Exercise aim:
Transcribe all of the material exactly. Any picture in it should be left out.

Dataset content:
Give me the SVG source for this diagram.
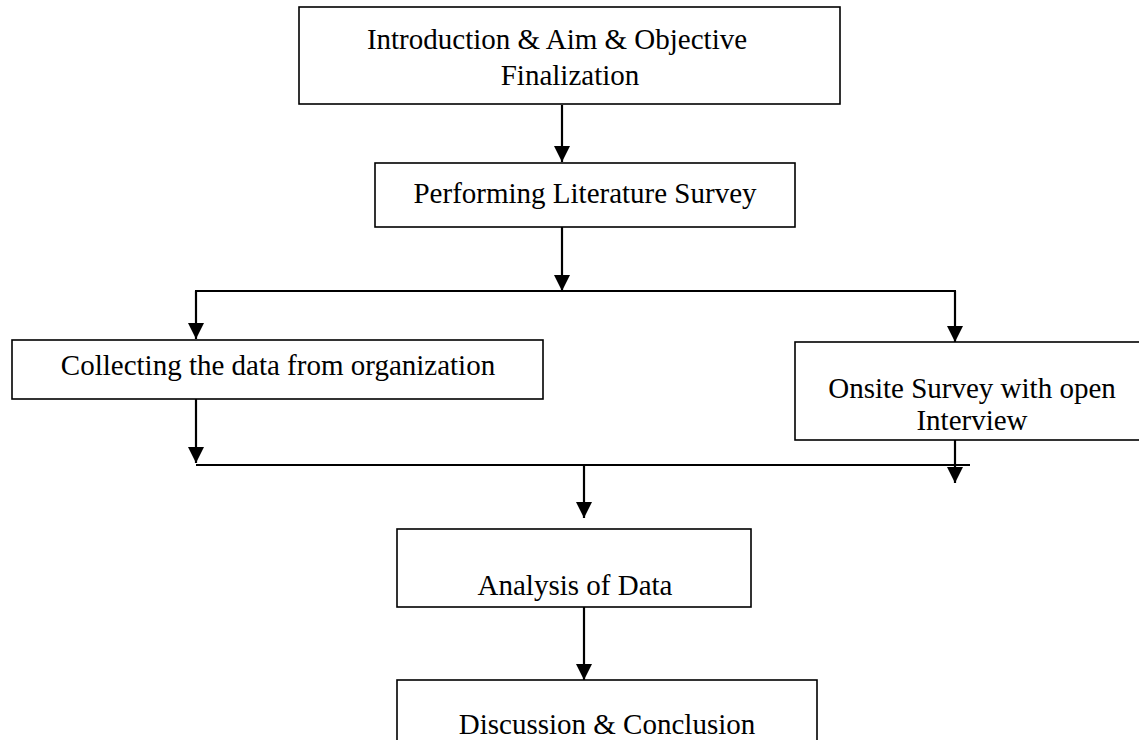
<svg xmlns="http://www.w3.org/2000/svg" width="1139" height="740" viewBox="0 0 1139 740">
  <style>
    .box { fill: #ffffff; stroke: #000000; stroke-width: 1.6; }
    .lbl { font-family: "Liberation Serif", "Times New Roman", serif; font-size: 29px; fill: #000000; text-anchor: middle; }
    .con { fill: none; stroke: #000000; stroke-width: 2.2; }
  </style>
  <defs>
    <marker id="arr" viewBox="0 0 16 16" refX="16" refY="8" markerWidth="16" markerHeight="16" markerUnits="userSpaceOnUse" orient="auto">
      <path d="M0,0 L16,8 L0,16 Z" fill="#000000"/>
    </marker>
  </defs>
  <rect width="1139" height="740" fill="#ffffff"/>

  <g id="connectors">
    <line class="con" x1="562" y1="105" x2="562" y2="162" marker-end="url(#arr)"/>
    <line class="con" x1="562" y1="227" x2="562" y2="291" marker-end="url(#arr)"/>
    <line class="con" x1="195" y1="291" x2="956" y2="291"/>
    <line class="con" x1="196" y1="291" x2="196" y2="339" marker-end="url(#arr)"/>
    <line class="con" x1="955" y1="291" x2="955" y2="342" marker-end="url(#arr)"/>
    <line class="con" x1="196" y1="399" x2="196" y2="463" marker-end="url(#arr)"/>
    <line class="con" x1="196" y1="465" x2="970" y2="465"/>
    <line class="con" x1="955" y1="440" x2="955" y2="483" marker-end="url(#arr)"/>
    <line class="con" x1="584" y1="465" x2="584" y2="518" marker-end="url(#arr)"/>
    <line class="con" x1="584" y1="607" x2="584" y2="680" marker-end="url(#arr)"/>
  </g>

  <g id="node-intro">
    <rect class="box" x="299" y="7" width="541" height="97"/>
    <text class="lbl" x="557" y="49">Introduction &amp; Aim &amp; Objective</text>
    <text class="lbl" x="570" y="85">Finalization</text>
  </g>

  <g id="node-literature">
    <rect class="box" x="375" y="163" width="420" height="64"/>
    <text class="lbl" x="585" y="203">Performing Literature Survey</text>
  </g>

  <g id="node-collecting">
    <rect class="box" x="12" y="340" width="531" height="59"/>
    <text class="lbl" x="278" y="375">Collecting the data from organization</text>
  </g>

  <g id="node-onsite">
    <rect class="box" x="795" y="342" width="354" height="98"/>
    <text class="lbl" x="972" y="398">Onsite Survey with open</text>
    <text class="lbl" x="972" y="430">Interview</text>
  </g>

  <g id="node-analysis">
    <rect class="box" x="397" y="529" width="354" height="78"/>
    <text class="lbl" x="575" y="595">Analysis of Data</text>
  </g>

  <g id="node-discussion">
    <rect class="box" x="397" y="680" width="420" height="80"/>
    <text class="lbl" x="607" y="734">Discussion &amp; Conclusion</text>
  </g>
</svg>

Response to this exercise:
Give me the SVG source for this diagram.
<svg xmlns="http://www.w3.org/2000/svg" width="1139" height="740" viewBox="0 0 1139 740">
  <style>
    .box { fill: #ffffff; stroke: #000000; stroke-width: 1.6; }
    .lbl { font-family: "Liberation Serif", "Times New Roman", serif; font-size: 29px; fill: #000000; text-anchor: middle; }
    .con { fill: none; stroke: #000000; stroke-width: 2.2; }
  </style>
  <defs>
    <marker id="arr" viewBox="0 0 16 16" refX="16" refY="8" markerWidth="16" markerHeight="16" markerUnits="userSpaceOnUse" orient="auto">
      <path d="M0,0 L16,8 L0,16 Z" fill="#000000"/>
    </marker>
  </defs>
  <rect width="1139" height="740" fill="#ffffff"/>

  <g id="connectors">
    <line class="con" x1="562" y1="105" x2="562" y2="162" marker-end="url(#arr)"/>
    <line class="con" x1="562" y1="227" x2="562" y2="291" marker-end="url(#arr)"/>
    <line class="con" x1="195" y1="291" x2="956" y2="291"/>
    <line class="con" x1="196" y1="291" x2="196" y2="339" marker-end="url(#arr)"/>
    <line class="con" x1="955" y1="291" x2="955" y2="342" marker-end="url(#arr)"/>
    <line class="con" x1="196" y1="399" x2="196" y2="463" marker-end="url(#arr)"/>
    <line class="con" x1="196" y1="465" x2="970" y2="465"/>
    <line class="con" x1="955" y1="440" x2="955" y2="483" marker-end="url(#arr)"/>
    <line class="con" x1="584" y1="465" x2="584" y2="518" marker-end="url(#arr)"/>
    <line class="con" x1="584" y1="607" x2="584" y2="680" marker-end="url(#arr)"/>
  </g>

  <g id="node-intro">
    <rect class="box" x="299" y="7" width="541" height="97"/>
    <text class="lbl" x="557" y="49">Introduction &amp; Aim &amp; Objective</text>
    <text class="lbl" x="570" y="85">Finalization</text>
  </g>

  <g id="node-literature">
    <rect class="box" x="375" y="163" width="420" height="64"/>
    <text class="lbl" x="585" y="203">Performing Literature Survey</text>
  </g>

  <g id="node-collecting">
    <rect class="box" x="12" y="340" width="531" height="59"/>
    <text class="lbl" x="278" y="375">Collecting the data from organization</text>
  </g>

  <g id="node-onsite">
    <rect class="box" x="795" y="342" width="354" height="98"/>
    <text class="lbl" x="972" y="398">Onsite Survey with open</text>
    <text class="lbl" x="972" y="430">Interview</text>
  </g>

  <g id="node-analysis">
    <rect class="box" x="397" y="529" width="354" height="78"/>
    <text class="lbl" x="575" y="595">Analysis of Data</text>
  </g>

  <g id="node-discussion">
    <rect class="box" x="397" y="680" width="420" height="80"/>
    <text class="lbl" x="607" y="734">Discussion &amp; Conclusion</text>
  </g>
</svg>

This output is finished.